Si menciono a Roald Dahl, puede que no haya una gran cantidad de personas a la que le suene tal nombre. En cambio, si enumero libros infantiles como Las brujas, Charlie y la fábrica de chocolate, James y el melocotón gigante, El gran gigante bonachón y Matilda, seguramente este autor resulte más conocido.
Durante los primeros años noventa, cuando yo aún iba a caballo entre la infancia y la adolescencia, y todavía no había aterrizado en España el fenómeno de Harry Potter y la moda de las sagas de historias que se estiran hasta el infinito y más allá, los libros de Roald Dahl me causaron fascinación por su extraordinaria imaginación. Sus cuentos eran protagonizados por niños, comúnmente acosados por villanos, y a menudo recurrían a la magia o a sus capacidades especiales para superar cuanto obstáculo se les interpusiera en el camino.

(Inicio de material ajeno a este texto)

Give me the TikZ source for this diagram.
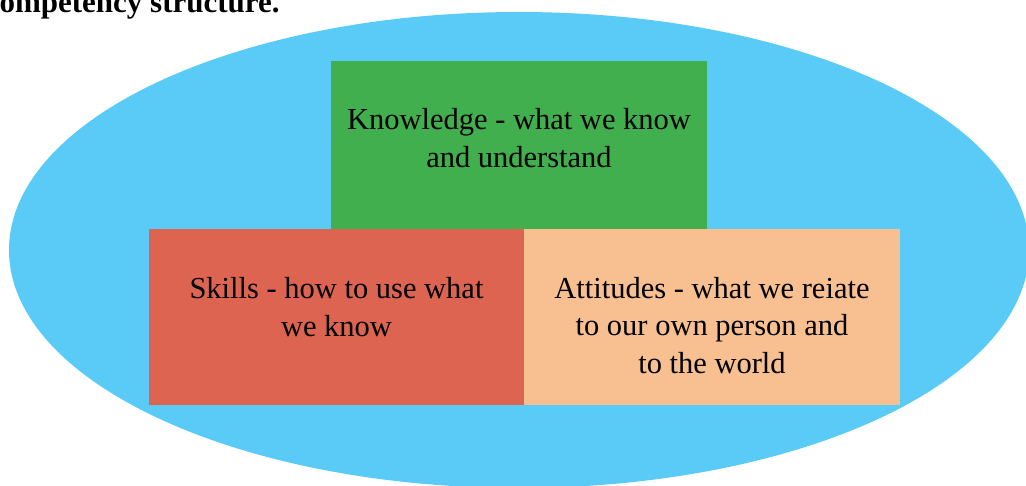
\documentclass[tikz,border=0pt]{standalone}
\usepackage{fontspec}
\setmainfont{Liberation Serif}
\definecolor{skyfill}{HTML}{5ACBF7}
\definecolor{knowfill}{HTML}{41AF4D}
\definecolor{skillfill}{HTML}{DD6450}
\definecolor{attfill}{HTML}{F8C090}
\begin{document}
\begin{tikzpicture}[x=1pt,y=-1pt,
  block/.style={rectangle, inner sep=0pt, outer sep=0pt, draw=none},
  label/.style={inner sep=0pt, align=center, text=black,
    font=\fontsize{30.5}{37.5}\selectfont, anchor=base}]
  \useasboundingbox (0,0) rectangle (1026,485);
  % outer ellipse
  \fill[skyfill] (519,250) ellipse [x radius=510, y radius=238];
  % heading (partly outside the page)
  \node[anchor=base west, inner sep=0pt, font=\fontsize{31}{36}\selectfont\bfseries] (title) at (-23,12) {Competency structure.};
  % the three blocks
  \node[block, fill=knowfill, minimum width=376pt, minimum height=168pt] (know) at (519,145) {};
  \node[block, fill=skillfill, minimum width=375pt, minimum height=176pt] (skill) at (336.5,317) {};
  \node[block, fill=attfill, minimum width=376pt, minimum height=176pt] (att) at (712,317) {};
  % block texts
  \node[label] (knowtext) at (519,167) {Knowledge - what we know\\and understand};
  \node[label] (skilltext) at (336.5,336) {Skills - how to use what\\we know};
  \node[label] (atttext) at (712,373) {Attitudes - what we reiate\\to our own person and\\to the world};
\end{tikzpicture}
\end{document}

Las páginas de estos libros se encontraban plagadas de una sustancia invisible que te mantenía pegado a ellas, una materia que por aquel entonces no supe identificar, pero que ahora sí alcanzo a reconocer: dosis de humor negro y dulce crueldad adaptadas para niños.
Yo ya sabía que Roald Dahl tenía otra faceta más adulta, pero nunca le presté demasiada atención hasta que cayó en mis manos este Relatos de lo inesperado. Parecía la ocasión perfecta para comprobar hasta qué punto desplegaba su arsenal de humor negro y crueldad, y por qué motivo Alfred Hitchcock había adaptado para la televisión muchas de sus historias.